There’s a sucker born every minute — or 100 of them if you are to believe Fyre Festival fraudster Billy McFarland.
The convicted con man claimed all 100 tickets — at $499 a pop — have been sold for his second attempt at throwing a music festival on a Caribbean island.
McFarland, 31, spent four years in prison for defrauding investors after the first Fyre Festival debacle in 2017 — when music fans arrived on an ill-equipped island in the Bahamas to find tattered tents, no bathrooms and a menu featuring cheese sandwiches.
On Tuesday, the huckster announced via YouTube video that he was resurrecting his ill-fated concept and that tickets were available on ticketing platform Posh.VIP.
The site shows presale tickets for the Dec. 6 event are sold-out and that nearly 700 other tickets will be soon go on sale ranging in price from $799 to an eye-popping $7,999.
Fyre Festival II’s vague description is a grave reminder of the first festival’s laundry list of empty promises.
Per the festival’s site, the one-day event is taking place somewhere in the Caribbean — again — though an exact location has yet to be determined.
McFarland did not immediately respond to The Post’s request for comment.
McFarland, who has been staying at a halfway house in Brooklyn after being freed last year, said on Tuesday: “This is a big day. It has been the absolute wildest journey to get here, and it really all started during a seven month stint in solitary confinement.”
“I wrote out this 50-page plan of how it would take this overall interest and demand in Fyre and how it would take my ability bring people from around the world together to make the impossible happen,” he added.
He noted that he is working with the “best partners in the world,” though only music manager Andy King is currently attached to the project, according to McFarland.
King starred in Netflix’s “Fyre” documentary and famously declared he would “suck d–k” to provide Evian water to patrons at the disastrous music fest.
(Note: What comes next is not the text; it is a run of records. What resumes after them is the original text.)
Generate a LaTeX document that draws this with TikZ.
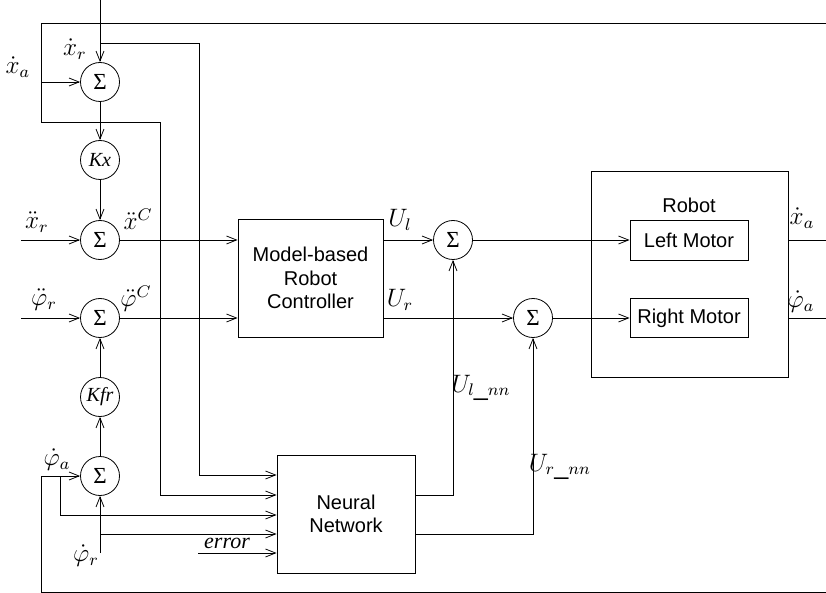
\documentclass[tikz,border=0pt]{standalone}
\usepackage{fontspec}
\setmainfont{Liberation Sans}
\newfontfamily\tms{Liberation Serif}
\usetikzlibrary{arrows.meta}
\newcommand{\mylbl}[1]{\scalebox{2.1}{\fontsize{12}{12}\selectfont$#1$}}
\begin{document}
\begin{tikzpicture}[x=1pt,y=-1pt,line width=0.8pt,
  >={Straight Barb[length=10pt,width=8pt,line width=0.8pt]},
  sumnode/.style={draw,circle,minimum size=39pt,inner sep=0pt,font=\fontsize{23}{23}\selectfont\tms},
  gainnode/.style={draw,circle,minimum size=39pt,inner sep=0pt,font=\fontsize{20}{20}\selectfont\tms\itshape},
  blockbox/.style={draw,rectangle,inner sep=0pt,align=center,font=\fontsize{20}{23.5}\selectfont},
  mlabel/.style={inner sep=0pt},
  txtlabel/.style={inner sep=0pt,font=\fontsize{20}{20}\selectfont}]
\useasboundingbox (0,0) rectangle (826,593);

% nodes
\node[sumnode] (s1) at (100,82) {Σ};
\node[gainnode] (kx) at (100,160) {Kx};
\node[sumnode] (s2) at (100,240) {Σ};
\node[sumnode] (s3) at (100,318) {Σ};
\node[gainnode] (kfr) at (100,397) {Kfr};
\node[sumnode] (s6) at (100,476) {Σ};
\node[blockbox,minimum width=145pt,minimum height=118pt] (mbc) at (310.5,278) {Model-based\\Robot\\Controller};
\node[sumnode] (s4) at (453,240) {Σ};
\node[sumnode] (s5) at (533,318) {Σ};
\node[blockbox,minimum width=138pt,minimum height=118pt,font=\fontsize{20}{23}\selectfont] (nn) at (346,514) {Neural\\Network};
\node[draw,rectangle,minimum width=197pt,minimum height=206pt,inner sep=0pt] (robot) at (689.5,274) {};
\node[txtlabel] (robotlbl) at (689,205) {Robot};
\node[blockbox,minimum width=118pt,minimum height=40pt] (lm) at (689,240) {Left Motor};
\node[blockbox,minimum width=118pt,minimum height=39pt] (rm) at (689,318) {Right Motor};

% helper coordinates
\coordinate (top) at (100,0);
\coordinate (br1) at (100,43);
\coordinate (fbTR) at (826,23);
\coordinate (fbBR) at (826,592);
\coordinate (inxr) at (21,240);
\coordinate (inpr) at (21,318);
\coordinate (inpdr) at (100,553);
\coordinate (brpdr) at (100,534);
\coordinate (err) at (198,553);
\coordinate (y475) at (0,475);
\coordinate (y495) at (0,495);
\coordinate (y515) at (0,515);
\coordinate (y534) at (0,534);
\coordinate (y553) at (0,553);
\coordinate (outxa) at (826,240);
\coordinate (outpa) at (826,318);

% left chain
\draw[->] (top) -- (s1.north);
\draw[->] (s1) -- (kx);
\draw[->] (kx) -- (s2);
\draw[->] (kfr) -- (s3);
\draw[->] (s6) -- (kfr);
\draw[->] (inxr) -- (s2.west);
\draw[->] (inpr) -- (s3.west);
\draw[->] (inpdr) -- (s6.south);

% to controller
\draw[->] (s2.east) -- (mbc.west |- s2);
\draw[->] (s3.east) -- (mbc.west |- s3);

% feedback top
\draw (fbTR) -- (41,23) -- (41,122) -- (160,122) -- (160,495);
\draw[->] (160,495) -- (nn.west |- y495);
\draw[->] (41,82) -- (s1.west);
% branch x_r dot
\draw[->] (br1) -- (199,43) |- (nn.west |- y475);
% feedback bottom
\draw (fbBR) -- (41,592) -- (41,476);
\draw[->] (41,476) -- (s6.west);
\draw[->] (60,476) |- (nn.west |- y515);
\draw[->] (brpdr) -- (nn.west |- y534);
\draw[->] (err) -- (nn.west |- y553);

% controller outputs
\draw[->] (mbc.east |- s4) -- (s4.west);
\draw[->] (mbc.east |- s5) -- (s5.west);
\draw[->] (nn.east |- y495) -| (s4.south);
\draw[->] (nn.east |- y534) -| (s5.south);
\draw[->] (s4.east) -- (lm.west);
\draw[->] (s5.east) -- (rm.west);
\draw (robot.east |- outxa) -- (outxa);
\draw (robot.east |- outpa) -- (outpa);

% labels
\node[mlabel] (lxr) at (75,49) {\mylbl{\dot{x}_{r}}};
\node[mlabel] (lxa) at (18,67) {\mylbl{\dot{x}_{a}}};
\node[mlabel] (lxrr) at (37,222) {\mylbl{\ddot{x}_{r}}};
\node[mlabel] (lxc) at (138,219) {\mylbl{\ddot{x}^{C}}};
\node[mlabel] (lpr) at (44,300) {\mylbl{\ddot{\varphi}_{r}}};
\node[mlabel] (lpc) at (136,299) {\mylbl{\ddot{\varphi}^{C}}};
\node[mlabel] (lpa) at (57,460) {\mylbl{\dot{\varphi}_{a}}};
\node[mlabel] (lpdr) at (86,556) {\mylbl{\dot{\varphi}_{r}}};
\node[inner sep=0pt,font=\fontsize{22}{22}\selectfont\tms\itshape] (lerr) at (227,543) {error};
\node[mlabel] (lul) at (400,220) {\mylbl{U_{l}}};
\node[mlabel] (lur) at (400,300) {\mylbl{U_{r}}};
\node[mlabel] (lulnn) at (481,388) {\mylbl{U_{l\_nn}}};
\node[mlabel] (lurnn) at (560,467) {\mylbl{U_{r\_nn}}};
\node[mlabel] (lxao) at (802,218) {\mylbl{\dot{x}_{a}}};
\node[mlabel] (lpao) at (801,302) {\mylbl{\dot{\varphi}_{a}}};
\end{tikzpicture}
\end{document}
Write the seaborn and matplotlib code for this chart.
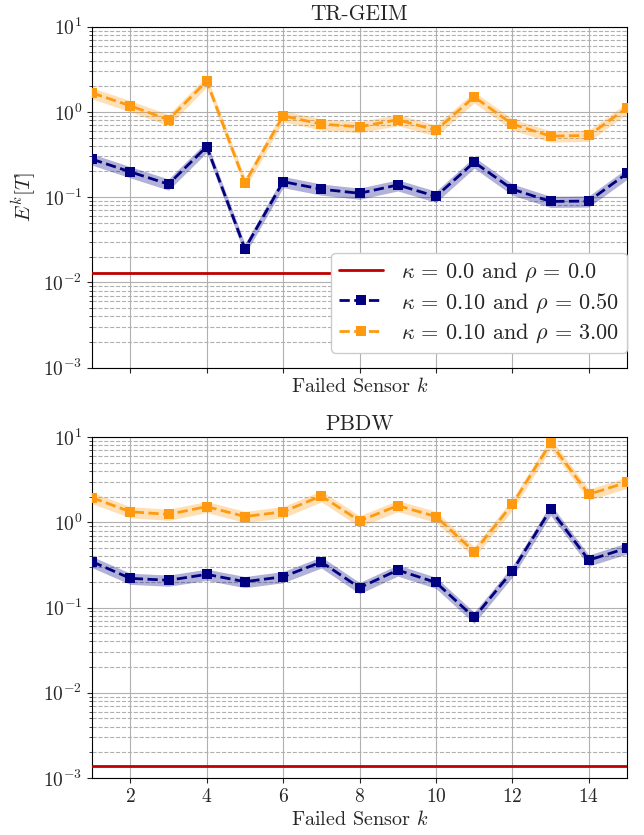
import matplotlib
matplotlib.use("Agg")
import matplotlib.pyplot as plt
import seaborn as sns
import numpy as np
import pandas as pd

# failed sensor index
sensors = np.arange(1, 16)

# TR-GEIM errors
geim_ref = 0.0128
geim_rho050 = [0.279, 0.198, 0.142, 0.392, 0.0248, 0.152, 0.124, 0.111, 0.139, 0.102,
               0.257, 0.124, 0.089, 0.090, 0.19]
geim_rho300 = [1.67, 1.18, 0.81, 2.3, 0.147, 0.90, 0.72, 0.67, 0.81, 0.61,
               1.50, 0.72, 0.52, 0.53, 1.12]

# PBDW errors
pbdw_ref = 0.00137
pbdw_rho050 = [0.345, 0.22, 0.209, 0.245, 0.201, 0.23, 0.342, 0.171, 0.275, 0.197,
               0.0765, 0.268, 1.42, 0.36, 0.50]
pbdw_rho300 = [1.95, 1.33, 1.24, 1.53, 1.17, 1.33, 2.04, 1.04, 1.57, 1.17,
               0.452, 1.63, 8.5, 2.13, 2.95]

# relative half-width of the uncertainty band
band_rel = 0.15

titles = ["TR-GEIM", "PBDW"]
labels = [r"$\kappa\,=\,0.0$ and $\rho\,=\,0.0$",
          r"$\kappa\,=\,0.10$ and $\rho\,=\,0.50$",
          r"$\kappa\,=\,0.10$ and $\rho\,=\,3.00$"]
colors = ["#C00000", "#000080", "#FF9A10"]

sns.set_style("ticks")
plt.rcParams["font.family"] = "serif"
plt.rcParams["font.serif"] = ["cmr10", "DejaVu Serif"]
plt.rcParams["mathtext.fontset"] = "cm"
plt.rcParams["axes.formatter.use_mathtext"] = True
plt.rcParams["axes.unicode_minus"] = False

fig, axes = plt.subplots(2, 1, figsize=(6.44, 8.35), dpi=100)
fig.subplots_adjust(left=0.143, right=0.9736, top=0.968, bottom=0.0683, hspace=0.204)

datasets = [(geim_ref, geim_rho050, geim_rho300), (pbdw_ref, pbdw_rho050, pbdw_rho300)]

for i, (ax, (ref, r050, r300)) in enumerate(zip(axes, datasets)):
    ax.axhline(ref, color=colors[0], lw=2, label=labels[0], zorder=3)
    for vals, lab, col in [(r050, labels[1], colors[1]), (r300, labels[2], colors[2])]:
        vals = np.array(vals)
        df = pd.DataFrame({"k": sensors, "E": vals})
        ax.fill_between(sensors, vals * (1 - band_rel), vals * (1 + band_rel),
                        color=col, alpha=0.3, lw=0, zorder=2)
        sns.lineplot(data=df, x="k", y="E", ax=ax, color=col, marker="s",
                     markersize=7, markeredgewidth=0, linestyle="--", lw=2,
                     label=lab, zorder=4, legend=False)

    ax.set_yscale("log")
    ax.set_ylim(1e-3, 1e1)
    ax.set_xlim(1, 15)
    ax.set_xticks(np.arange(2, 16, 2))
    ax.grid(True, which="major", color="#b0b0b0", lw=0.8)
    ax.grid(True, which="minor", axis="y", color="#b0b0b0", lw=0.8, ls="--")
    ax.set_axisbelow(True)
    ax.set_title(titles[i], fontsize=15.5, pad=5)
    ax.set_xlabel(r"Failed Sensor $k$", fontsize=14.5, labelpad=3)
    ax.set_ylabel("")
    ax.tick_params(axis="both", labelsize=14)
    ax.tick_params(axis="y", which="minor", length=2)
    for sp in ax.spines.values():
        sp.set_visible(True)
        sp.set_color("black")

axes[0].tick_params(axis="x", labelbottom=False)
axes[0].set_ylabel(r"$E^k[T]$", fontsize=15)
axes[0].legend(loc="lower right", bbox_to_anchor=(1.0, 0.044), borderaxespad=0,
               fontsize=16, framealpha=1, edgecolor="#cccccc", handlelength=2.0,
               handletextpad=0.8, labelspacing=0.3, borderpad=0.35)

fig.savefig("out.png", dpi=100)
McFarland also claimed in the clip that he secured adequate funding from an unnamed partner to pay back all of Fyre’s Festival’s investors, and develop a Broadway musical about the original event.
Rapper Ja Rule, who helped conceptualize the 2017 fiasco, will not be involved this time around, McFarland said.
“In the meantime, we’ll be doing pop-ups and events across the world. Guys, this is your chance to get in. This is everything I’ve been working towards. Let’s f–king go,” McFarland said.
Specific location and festival lineup have not been shared, and the only VIP perks listed — such as “FYRE Pop-Ups,” “The FYRE Crew Community” and “FYRE Experiences” that include “FYRE Fights,” documentary and film screenings and weekend trips — are equally indefinite.